L'épouvantail de la "densification" plane sur les votations municipales


Samsuffisme ou résistance ?

La "densification" serait-elle devenue (ou re-devenue) à Genève le monstre à abattre et le fléau à combattre ? Les trois votations municipales du 4 mars, portant sur des préavis municipaux concernant des projets de construction de 860 logement à Bernex, Chêne-Bougeries et au Petit-Saconnex, en Ville de Genève, font en tout cas largement usage de ce concept comme d'un épouvantail. Oui, on densifie. Oui Genève est la ville la plus dense de Suisse. Elle l'est d'ailleurs depuis qu'elle est suisse, et déjà auparavant, elle était plus dense que les autres villes de la région. Cela tient évidemment à sa faible superficie (avec plus de 200'000 habitants sur 16 km2, Genève est deux fois et demie moins étendue que Lausanne mais abrite 50 % de population en plus...)  Mais surtout, qu'est-ce que cela signifie, concrètement, la "densité" concrètement, dans la vie des gens (parce qu'une ville, figurez-vous, c'est des gens...) ? La densité de quoi, d'ailleurs ? de population ? de constructions ?  ? le "vieux Carouge", réputé pour sa qualité de vie, est aussi "dense" que les tours de Carouge, et le quartier résidentiel des Tranchées, en Ville de Genève aussi dense que la cité de Meyrin, avec ses grandes barres d'immeubles... L'indice de densité* du projet du Petit-Saconnex est de 1.4 ? La vieille ville de Genève à une densité qui peut dépasser 3.0, les Pâquis une densité qui peut dépasser 3,8... sont-ce des enfers ? Les trois projets combattus densifient, certes, mais fort modérément, dans des quartiers où c'est possible, en assurant des logements aux loyers accessibles et en ayant obtenu l'accord des conseils municipaux. Le résultat des votes municipaux du 4 mars ne sera pas décisif puisqu'il ne porte que sur des préavis et que la décision est en mains du Conseil d'Etat (qui a produit un plan directeur prévoyant la construction de 50'000 logements d'ici 2030) mais il témoignera de la force ou de la faiblesse du "samsuffisme" et de ses nostalgies villageoises.
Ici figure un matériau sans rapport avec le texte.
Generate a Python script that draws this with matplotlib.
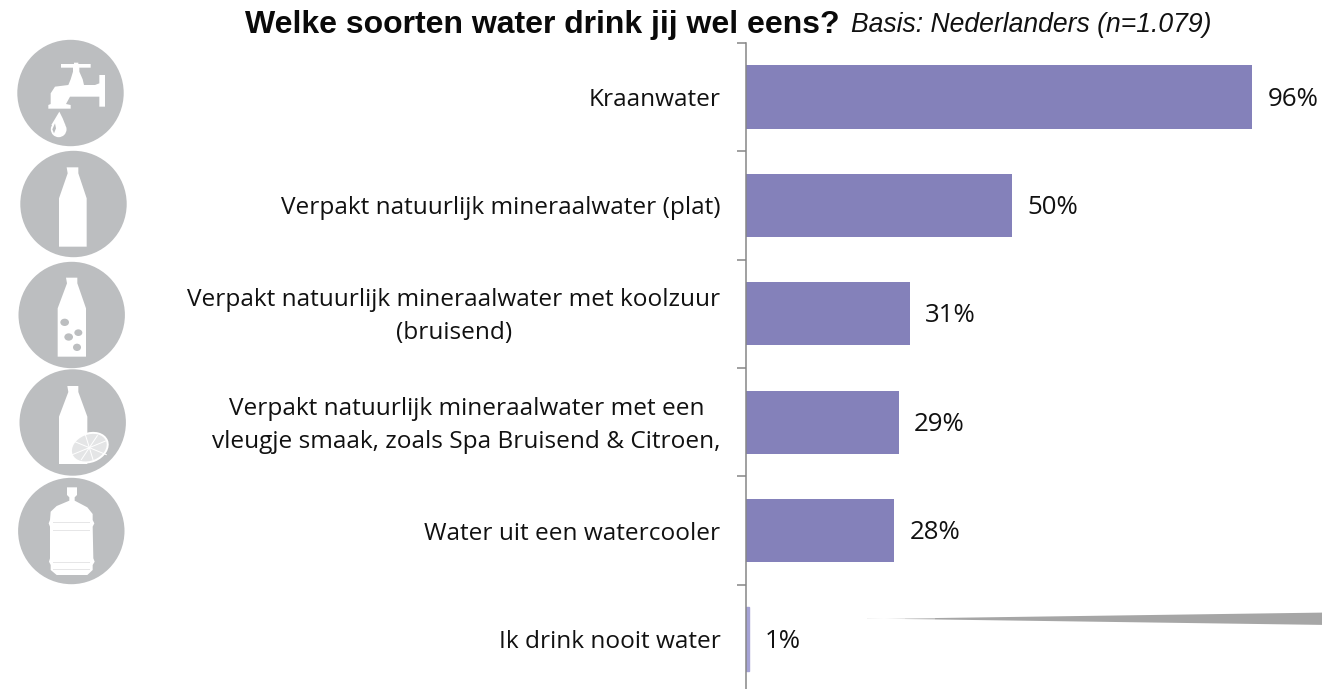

* Indice de densité (ID) = surface brute de plancher (SPB) divisé par la surface nette à bâtir (SNB), dans laquelle on ne tient compte ni des surfaces vouées à la circulation, ni de celles vouées aux équipements publics, ni de celles consistant en des mails des espaces verts.


Encore faut-il ne pas se tromper d'ennemi...


D'ici à 2030, la population genevoise, en y incluant les zones urbanisées françaises et vaudoises frontalières, devrait s'accroître de 100'000 habitants, dont un quart (24'000 habitants) en Ville de Genève. Ce ne sont certes que des prévisions, des projections, mais la tendance est claire, et incontestable : la population de l'agglomération genevoise est en croissance continue, celles du canton et celles de la Ville aussi, est cette agglomération devient multipolaire (Annemasse, se confirmera comme le deuxième principal pôle de l'agglomération, et devrait compter 18'000 habitants supplémentaires d'ici quinze ans), avec cependant toujours une commune-centre incontournable. Cette multipolarité pourrait permettre un rééquilibrage de la répartition des activités, emplois et des logements sur l'ensemble de l'agglomération, mais devrait également générer un accroissement des déplacements non plus seulement de et vers la Ville, mais de plus en plus entre les différents pôles qui l'entourent.
La Ville devrait donc accueillir 24'000 habitants supplémentaire d'ici 2030. Le "coeur d'agglomération" dépassera alors largement les limites de la commune-centre pour s'étendre jusqu'à Chambésy et Plan-les-Ouates, englobant Vernier, l'aéroport, le CERN et Lancy. Il s'agit donc moins d'une densification de la Ville que de son extension -mais d'une extension physique qui n'est pas prolongée, comme elle le fut en 1930, par une extension politique : la ville réelle débordera la Ville politique, qui restera dans ses limites alors que la ville réelle les explosera. Dans les secteurs de Ferney Voltaire, du Grand et du Petit Saconnex, de Saint-Genis, de Meyrin et de Vernier, ce sont 70'000 habitants supplémentaires qui sont prévus dans les quatorze ans à venir...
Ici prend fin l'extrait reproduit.